HOW DOES the short-spoken, powerful exorcist-healer of Mark’s Gospel relate to the loquacious hero of John’s? Why does Matthew’s Jesus revile the Pharisees, while Luke’s Jesus virtually befriends some? How do these various interpretations of the figure of Jesus, all written in the final third of the first century, relate to the triumphant cosmic agent so blazingly announced by Paul some fifteen to forty years earlier? And how well do any of these later Greek documents afford a glimpse of the Galilean Jew executed by Rome around the year 30, whose mission and message inaugurated a movement that would ultimately transform the West?

I attempted to answer these questions in my earlier book, From Jesus to Christ. Most of my discussion there focused on the development of the New Testament’s theological images of Jesus. The actual person whose Jewish life and Roman death stood at the source of these later Christian images, however, proved more elusive; and my chapter specifically on the historical Jesus was a scant four pages long. I felt that I needed to know more before I could say more.

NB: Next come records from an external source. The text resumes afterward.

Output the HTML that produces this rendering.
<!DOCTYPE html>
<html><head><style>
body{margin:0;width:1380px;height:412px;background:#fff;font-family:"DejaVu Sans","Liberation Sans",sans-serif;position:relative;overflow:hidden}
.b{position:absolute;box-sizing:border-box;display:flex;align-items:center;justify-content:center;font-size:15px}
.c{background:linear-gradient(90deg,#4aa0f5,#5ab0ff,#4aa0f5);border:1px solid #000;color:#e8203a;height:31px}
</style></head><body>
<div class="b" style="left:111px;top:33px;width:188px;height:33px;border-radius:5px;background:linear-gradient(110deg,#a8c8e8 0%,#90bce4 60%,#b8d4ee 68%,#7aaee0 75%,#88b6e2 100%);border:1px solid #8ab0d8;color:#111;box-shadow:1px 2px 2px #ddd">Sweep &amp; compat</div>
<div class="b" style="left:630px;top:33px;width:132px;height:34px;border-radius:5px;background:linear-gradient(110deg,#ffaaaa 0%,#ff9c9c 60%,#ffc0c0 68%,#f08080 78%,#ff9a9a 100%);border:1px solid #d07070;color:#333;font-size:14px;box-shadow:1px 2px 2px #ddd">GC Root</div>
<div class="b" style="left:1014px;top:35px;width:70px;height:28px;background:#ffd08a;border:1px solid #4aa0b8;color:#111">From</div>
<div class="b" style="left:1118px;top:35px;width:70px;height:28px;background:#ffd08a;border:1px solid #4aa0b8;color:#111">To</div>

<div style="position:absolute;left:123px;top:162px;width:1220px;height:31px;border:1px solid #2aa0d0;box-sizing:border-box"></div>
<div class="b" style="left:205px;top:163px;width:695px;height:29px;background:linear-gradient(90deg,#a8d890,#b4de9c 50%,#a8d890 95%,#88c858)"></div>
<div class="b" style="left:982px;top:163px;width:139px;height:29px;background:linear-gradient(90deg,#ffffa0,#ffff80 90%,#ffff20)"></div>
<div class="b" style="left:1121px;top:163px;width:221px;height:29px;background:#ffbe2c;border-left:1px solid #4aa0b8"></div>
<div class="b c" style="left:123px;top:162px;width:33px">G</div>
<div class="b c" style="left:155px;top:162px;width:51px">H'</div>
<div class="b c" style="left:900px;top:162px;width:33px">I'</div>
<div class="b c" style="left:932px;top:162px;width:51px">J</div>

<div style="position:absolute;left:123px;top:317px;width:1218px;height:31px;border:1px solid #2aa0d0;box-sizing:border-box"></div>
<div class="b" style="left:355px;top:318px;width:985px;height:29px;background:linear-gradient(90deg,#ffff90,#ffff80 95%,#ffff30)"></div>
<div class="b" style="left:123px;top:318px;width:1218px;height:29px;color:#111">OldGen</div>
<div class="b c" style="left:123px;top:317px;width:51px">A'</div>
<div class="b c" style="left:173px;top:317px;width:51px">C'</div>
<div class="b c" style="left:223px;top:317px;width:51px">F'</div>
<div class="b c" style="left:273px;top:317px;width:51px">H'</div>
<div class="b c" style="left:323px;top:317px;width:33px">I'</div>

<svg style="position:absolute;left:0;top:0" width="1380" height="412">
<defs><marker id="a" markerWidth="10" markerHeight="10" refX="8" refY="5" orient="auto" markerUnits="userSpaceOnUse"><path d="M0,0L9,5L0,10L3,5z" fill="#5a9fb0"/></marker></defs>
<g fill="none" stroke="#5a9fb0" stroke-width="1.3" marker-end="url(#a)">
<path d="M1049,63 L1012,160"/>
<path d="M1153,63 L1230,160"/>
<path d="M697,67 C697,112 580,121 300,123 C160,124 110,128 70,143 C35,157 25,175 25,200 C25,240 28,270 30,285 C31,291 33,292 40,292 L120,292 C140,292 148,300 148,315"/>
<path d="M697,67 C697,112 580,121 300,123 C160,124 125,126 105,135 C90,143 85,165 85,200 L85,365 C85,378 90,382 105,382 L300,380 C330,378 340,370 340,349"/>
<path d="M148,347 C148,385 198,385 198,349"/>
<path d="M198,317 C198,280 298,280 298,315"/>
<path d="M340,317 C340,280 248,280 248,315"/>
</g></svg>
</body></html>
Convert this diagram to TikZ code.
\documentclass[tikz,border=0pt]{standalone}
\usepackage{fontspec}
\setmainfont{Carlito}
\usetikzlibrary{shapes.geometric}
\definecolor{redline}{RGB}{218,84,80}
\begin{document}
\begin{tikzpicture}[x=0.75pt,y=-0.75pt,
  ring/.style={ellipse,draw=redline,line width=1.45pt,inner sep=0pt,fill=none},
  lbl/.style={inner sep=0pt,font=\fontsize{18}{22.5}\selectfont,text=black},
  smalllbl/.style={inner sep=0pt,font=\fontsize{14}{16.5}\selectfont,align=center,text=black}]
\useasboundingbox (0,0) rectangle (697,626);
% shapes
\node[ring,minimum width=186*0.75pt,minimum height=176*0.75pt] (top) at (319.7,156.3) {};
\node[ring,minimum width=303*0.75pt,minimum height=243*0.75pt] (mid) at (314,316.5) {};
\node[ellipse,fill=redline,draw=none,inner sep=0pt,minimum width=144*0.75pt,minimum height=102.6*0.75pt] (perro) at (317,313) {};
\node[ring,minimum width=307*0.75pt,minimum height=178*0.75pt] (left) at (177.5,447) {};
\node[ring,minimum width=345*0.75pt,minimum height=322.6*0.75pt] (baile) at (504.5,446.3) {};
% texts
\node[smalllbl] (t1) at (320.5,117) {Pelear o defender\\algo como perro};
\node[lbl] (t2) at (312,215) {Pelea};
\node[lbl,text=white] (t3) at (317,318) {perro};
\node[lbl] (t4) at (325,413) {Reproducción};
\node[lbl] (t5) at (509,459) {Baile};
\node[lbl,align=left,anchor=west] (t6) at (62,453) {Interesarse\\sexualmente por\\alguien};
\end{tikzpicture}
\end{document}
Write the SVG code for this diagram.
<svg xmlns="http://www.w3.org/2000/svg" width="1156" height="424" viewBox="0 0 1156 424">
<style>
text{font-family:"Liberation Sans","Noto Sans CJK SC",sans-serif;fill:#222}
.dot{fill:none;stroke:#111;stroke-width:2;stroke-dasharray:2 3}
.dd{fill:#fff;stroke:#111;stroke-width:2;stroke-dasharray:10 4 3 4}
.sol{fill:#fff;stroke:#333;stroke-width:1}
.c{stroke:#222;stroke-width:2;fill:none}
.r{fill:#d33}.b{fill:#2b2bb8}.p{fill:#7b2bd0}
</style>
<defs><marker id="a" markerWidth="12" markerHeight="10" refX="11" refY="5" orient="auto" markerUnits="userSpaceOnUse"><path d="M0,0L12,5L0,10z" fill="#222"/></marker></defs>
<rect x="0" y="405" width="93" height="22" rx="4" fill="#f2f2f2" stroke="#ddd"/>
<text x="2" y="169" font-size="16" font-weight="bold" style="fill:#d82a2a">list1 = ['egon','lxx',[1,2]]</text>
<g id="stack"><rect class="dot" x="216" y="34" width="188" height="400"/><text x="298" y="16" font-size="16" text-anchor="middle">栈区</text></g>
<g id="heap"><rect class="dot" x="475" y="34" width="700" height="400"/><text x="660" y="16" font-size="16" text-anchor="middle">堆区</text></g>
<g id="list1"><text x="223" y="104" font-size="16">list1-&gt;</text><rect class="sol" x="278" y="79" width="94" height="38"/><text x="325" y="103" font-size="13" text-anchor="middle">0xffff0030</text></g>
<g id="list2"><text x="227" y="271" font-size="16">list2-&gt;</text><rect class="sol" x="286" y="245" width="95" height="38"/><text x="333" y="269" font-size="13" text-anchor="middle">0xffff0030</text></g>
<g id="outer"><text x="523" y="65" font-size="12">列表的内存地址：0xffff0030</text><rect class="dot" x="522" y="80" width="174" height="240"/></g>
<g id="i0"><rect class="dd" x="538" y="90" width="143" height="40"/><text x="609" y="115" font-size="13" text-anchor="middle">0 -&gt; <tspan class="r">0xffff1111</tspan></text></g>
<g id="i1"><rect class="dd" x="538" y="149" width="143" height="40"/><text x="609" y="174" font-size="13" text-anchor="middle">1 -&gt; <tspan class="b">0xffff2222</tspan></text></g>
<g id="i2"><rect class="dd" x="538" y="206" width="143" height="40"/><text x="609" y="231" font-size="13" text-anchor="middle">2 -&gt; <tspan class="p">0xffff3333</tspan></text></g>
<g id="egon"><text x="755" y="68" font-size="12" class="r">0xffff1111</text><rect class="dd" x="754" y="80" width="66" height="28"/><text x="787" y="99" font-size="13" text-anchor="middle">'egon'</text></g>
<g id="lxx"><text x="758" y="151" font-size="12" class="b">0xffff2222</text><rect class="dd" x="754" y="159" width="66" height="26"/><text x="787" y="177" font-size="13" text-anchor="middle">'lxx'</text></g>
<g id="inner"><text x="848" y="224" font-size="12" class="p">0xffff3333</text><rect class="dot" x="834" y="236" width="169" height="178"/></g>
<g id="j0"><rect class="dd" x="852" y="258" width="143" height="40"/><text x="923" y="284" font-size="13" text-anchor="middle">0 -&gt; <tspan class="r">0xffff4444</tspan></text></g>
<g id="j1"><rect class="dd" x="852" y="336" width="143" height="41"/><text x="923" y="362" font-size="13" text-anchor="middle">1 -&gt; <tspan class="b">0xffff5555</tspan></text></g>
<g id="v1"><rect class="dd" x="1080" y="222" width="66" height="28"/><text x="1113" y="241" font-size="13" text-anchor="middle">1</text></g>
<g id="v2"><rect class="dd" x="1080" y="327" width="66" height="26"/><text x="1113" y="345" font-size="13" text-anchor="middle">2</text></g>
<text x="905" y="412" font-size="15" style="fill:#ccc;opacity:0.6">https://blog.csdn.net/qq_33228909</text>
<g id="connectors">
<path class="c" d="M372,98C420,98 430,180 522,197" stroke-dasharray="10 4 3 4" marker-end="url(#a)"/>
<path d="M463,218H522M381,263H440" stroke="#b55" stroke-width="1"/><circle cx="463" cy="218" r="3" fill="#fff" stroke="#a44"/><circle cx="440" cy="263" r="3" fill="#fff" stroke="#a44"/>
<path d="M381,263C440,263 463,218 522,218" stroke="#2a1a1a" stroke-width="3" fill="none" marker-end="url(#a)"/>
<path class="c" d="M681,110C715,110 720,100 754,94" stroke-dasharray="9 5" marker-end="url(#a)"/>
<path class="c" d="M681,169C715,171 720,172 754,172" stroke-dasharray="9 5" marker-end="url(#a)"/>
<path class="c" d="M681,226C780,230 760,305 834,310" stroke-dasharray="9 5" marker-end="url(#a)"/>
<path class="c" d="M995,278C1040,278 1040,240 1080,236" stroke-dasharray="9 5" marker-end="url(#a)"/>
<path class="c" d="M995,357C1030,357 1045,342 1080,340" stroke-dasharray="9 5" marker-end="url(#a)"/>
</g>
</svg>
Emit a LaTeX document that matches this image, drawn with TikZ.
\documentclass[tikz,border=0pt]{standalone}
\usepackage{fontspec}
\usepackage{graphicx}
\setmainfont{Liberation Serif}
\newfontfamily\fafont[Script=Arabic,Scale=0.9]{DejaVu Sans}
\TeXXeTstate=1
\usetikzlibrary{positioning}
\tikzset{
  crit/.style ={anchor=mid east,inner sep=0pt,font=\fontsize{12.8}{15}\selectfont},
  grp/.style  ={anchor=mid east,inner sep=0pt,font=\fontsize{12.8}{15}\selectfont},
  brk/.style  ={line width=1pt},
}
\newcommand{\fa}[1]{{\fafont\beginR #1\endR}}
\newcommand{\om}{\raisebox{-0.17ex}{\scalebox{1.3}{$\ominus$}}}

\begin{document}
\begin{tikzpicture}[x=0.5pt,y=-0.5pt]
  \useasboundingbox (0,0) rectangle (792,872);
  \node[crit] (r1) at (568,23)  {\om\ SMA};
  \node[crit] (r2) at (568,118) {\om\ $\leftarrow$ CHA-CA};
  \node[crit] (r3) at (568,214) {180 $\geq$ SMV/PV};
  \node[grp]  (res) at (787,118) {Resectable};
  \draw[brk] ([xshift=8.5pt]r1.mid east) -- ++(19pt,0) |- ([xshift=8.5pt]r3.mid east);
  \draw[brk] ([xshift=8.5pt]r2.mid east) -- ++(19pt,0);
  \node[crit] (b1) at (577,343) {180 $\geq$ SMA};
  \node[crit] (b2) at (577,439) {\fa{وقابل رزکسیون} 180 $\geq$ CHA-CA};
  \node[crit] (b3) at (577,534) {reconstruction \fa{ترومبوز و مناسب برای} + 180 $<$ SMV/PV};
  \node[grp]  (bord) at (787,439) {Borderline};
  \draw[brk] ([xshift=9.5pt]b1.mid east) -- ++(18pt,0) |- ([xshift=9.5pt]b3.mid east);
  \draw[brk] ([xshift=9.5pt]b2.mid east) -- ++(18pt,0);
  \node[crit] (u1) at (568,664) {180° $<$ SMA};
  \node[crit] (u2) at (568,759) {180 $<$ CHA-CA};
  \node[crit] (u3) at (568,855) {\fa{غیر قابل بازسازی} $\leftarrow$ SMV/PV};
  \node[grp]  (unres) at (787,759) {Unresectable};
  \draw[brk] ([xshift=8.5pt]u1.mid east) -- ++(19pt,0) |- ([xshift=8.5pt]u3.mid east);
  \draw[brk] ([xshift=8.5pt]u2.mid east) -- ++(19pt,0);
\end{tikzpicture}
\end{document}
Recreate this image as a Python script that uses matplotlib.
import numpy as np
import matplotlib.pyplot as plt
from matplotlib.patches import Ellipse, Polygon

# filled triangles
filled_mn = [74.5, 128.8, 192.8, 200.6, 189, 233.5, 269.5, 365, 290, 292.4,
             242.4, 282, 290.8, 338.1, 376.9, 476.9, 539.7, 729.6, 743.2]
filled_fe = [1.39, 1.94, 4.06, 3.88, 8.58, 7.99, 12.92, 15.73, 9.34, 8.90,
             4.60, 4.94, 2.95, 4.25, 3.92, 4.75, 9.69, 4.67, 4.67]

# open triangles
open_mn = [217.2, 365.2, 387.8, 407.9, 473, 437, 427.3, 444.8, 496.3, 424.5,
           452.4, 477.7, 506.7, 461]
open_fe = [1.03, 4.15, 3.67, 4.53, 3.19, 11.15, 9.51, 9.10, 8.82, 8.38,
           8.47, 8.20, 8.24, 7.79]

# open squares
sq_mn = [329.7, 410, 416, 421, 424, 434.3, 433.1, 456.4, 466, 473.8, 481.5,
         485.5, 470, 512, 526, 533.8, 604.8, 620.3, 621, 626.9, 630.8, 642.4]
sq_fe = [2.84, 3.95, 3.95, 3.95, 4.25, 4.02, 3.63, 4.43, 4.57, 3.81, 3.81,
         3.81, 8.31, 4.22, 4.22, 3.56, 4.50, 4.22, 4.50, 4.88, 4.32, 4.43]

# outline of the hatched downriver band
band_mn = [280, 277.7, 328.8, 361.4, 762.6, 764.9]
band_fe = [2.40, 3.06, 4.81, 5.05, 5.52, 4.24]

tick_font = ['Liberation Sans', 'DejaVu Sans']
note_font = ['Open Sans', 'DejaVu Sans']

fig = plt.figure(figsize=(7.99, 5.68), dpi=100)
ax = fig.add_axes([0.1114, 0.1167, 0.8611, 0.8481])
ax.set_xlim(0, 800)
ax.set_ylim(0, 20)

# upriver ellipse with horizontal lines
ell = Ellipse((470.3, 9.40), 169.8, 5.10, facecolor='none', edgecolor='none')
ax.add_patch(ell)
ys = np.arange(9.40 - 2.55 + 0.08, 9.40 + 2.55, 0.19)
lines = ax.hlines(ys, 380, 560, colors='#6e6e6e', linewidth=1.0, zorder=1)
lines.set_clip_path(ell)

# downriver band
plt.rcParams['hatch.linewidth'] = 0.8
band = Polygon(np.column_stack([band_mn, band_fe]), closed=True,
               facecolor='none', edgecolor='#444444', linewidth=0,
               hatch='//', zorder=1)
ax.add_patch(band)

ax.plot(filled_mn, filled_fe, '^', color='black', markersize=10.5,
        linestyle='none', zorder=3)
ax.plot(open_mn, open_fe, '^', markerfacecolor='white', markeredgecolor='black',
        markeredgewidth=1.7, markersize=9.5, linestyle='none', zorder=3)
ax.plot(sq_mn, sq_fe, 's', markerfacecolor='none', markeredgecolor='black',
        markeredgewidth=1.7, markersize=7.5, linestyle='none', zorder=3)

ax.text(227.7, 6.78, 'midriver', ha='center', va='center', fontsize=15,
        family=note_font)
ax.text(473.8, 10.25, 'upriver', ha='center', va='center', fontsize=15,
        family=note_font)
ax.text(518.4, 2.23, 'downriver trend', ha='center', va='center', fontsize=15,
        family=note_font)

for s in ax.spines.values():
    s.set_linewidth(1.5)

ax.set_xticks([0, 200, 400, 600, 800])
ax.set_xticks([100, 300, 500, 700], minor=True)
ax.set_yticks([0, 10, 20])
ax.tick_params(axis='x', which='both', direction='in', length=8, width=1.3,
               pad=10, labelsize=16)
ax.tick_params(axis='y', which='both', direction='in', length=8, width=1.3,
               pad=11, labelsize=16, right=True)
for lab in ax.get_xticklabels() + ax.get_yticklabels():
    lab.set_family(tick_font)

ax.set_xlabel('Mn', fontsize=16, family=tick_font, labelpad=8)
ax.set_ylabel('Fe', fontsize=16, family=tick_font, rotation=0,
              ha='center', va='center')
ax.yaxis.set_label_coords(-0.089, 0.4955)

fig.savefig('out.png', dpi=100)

In the ten years of reading and thinking that stand between that effort and this one, I have benefitted enormously from my encounters with a broad range of people variously engaged or interested in current historical research on Jesus of Nazareth. Senior colleagues in the field—particularly Marc Borg, Dom Crossan, Ed Sanders, Geza Vermès, and Tom Wright—have made room for me in their fractious fellowship. Over the years we have commented on each other’s ideas and presented our own in numerous panels, seminars, joint lectures, and professional meetings as we all work with common commitment (and occasional consensus) in the effort to reconstruct the Jesus of history. The passionate intellectual attention of the many different communities who have invited me to speak before them—churches of all different denominations, equally various synagogue groups, communities engaged in interfaith dialogue, intensive learning sessions for pastors, nonspecialist audiences intrigued by this period of history—has continuously renewed my own sense of the public importance of this research. Perhaps most of all, my own students at Boston University, undergraduate and graduate, both from the College of Arts and Sciences and from the School of Theology, have pushed me to reflect critically on and to think more clearly about the questions and issues that currently shape the quest for the historical Jesus. I am profoundly grateful.

More debts: Sandra Dijkstra, literary agent extraordinaire, first prodded me to shape my ideas into the sort of book that could bring the latest scholarship to the broadest reading public. Producer Marilyn Mellowes of WGBH, Boston’s Public Broadcasting station, together with my colleague Mike White of the University of Austin, involved me intimately with their PBS special From Jesus to Christ: The First Christians. It was thrilling to see close up how effectively television can serve as an instrument of education. John Loudon, editor at HarperSanFrancisco, criticized an early draft and gave me many helpful suggestions, even though he knew I was taking my manuscript elsewhere: I deeply appreciate his intellectual and professional generosity.

Special thanks to Bill Green of the University of Rochester, whose invitation to spend the summer of 1994 digging at Yodefat in the Galil—the Jotapatha of Book 3 of Josephus’ Jewish War—enabled me to plug a hole in my own text-based training with a season of remedial archaeology. My learned friend Oded Irshai of the Department of Jewish History at the Hebrew University walked me again and again, in wet weather and dry, through the ruins of Herod’s Jerusalem. Guy Stroumsa and David Satran enabled me to spend 1994–95 in Israel as a Lady Davis Visiting Professor at the Hebrew University in the Department of Religion. Simply being in the country for a whole year sharpened my sense of its topography, its seasons, and the ways that the cycles of Shabbat and of the High Holidays, even in our own secular age, shape Jewish time and social life. Herschel Shanks and the staff at the Biblical Archaeological Society aided my search for pertinent photographs with enthusiasm and efficiency. When I began to conceive that the Gospel of John might in some ways surpass the Synoptics as historical evidence for the shape of Jesus’ mission, I was abetted in my heresy by the valuable insights, knowledge, and wisdom of John Ashton and Brian Rice McCarthy. Ed Sanders interrupted his prodigious schedule of research and writing to read the penultimate version of my entire manuscript: he saved me from many errors, and forced me to sharpen my argument. My chairman at Boston University’s Department of Religion, John Clayton, and my dean, Dennis Berkey, secured my leave of absence in the fall of 1998: without their understanding and active support, I would doubtless still be fighting with my first draft. The staff at Knopf fielded all my incoming phone calls, FedExes, and faxes with efficiency and good cheer. Finally, my editor, Vicky Wilson, with firmness, understanding, laser-keen scrutiny, and dry good humor, kept both me and my project on track. To all, my deepest thanks.

During the time that I worked on this book, the affection and support of friends and family steadied me in essential ways. For their loyalty and love I thank especially my mother, my daughters, and Zev.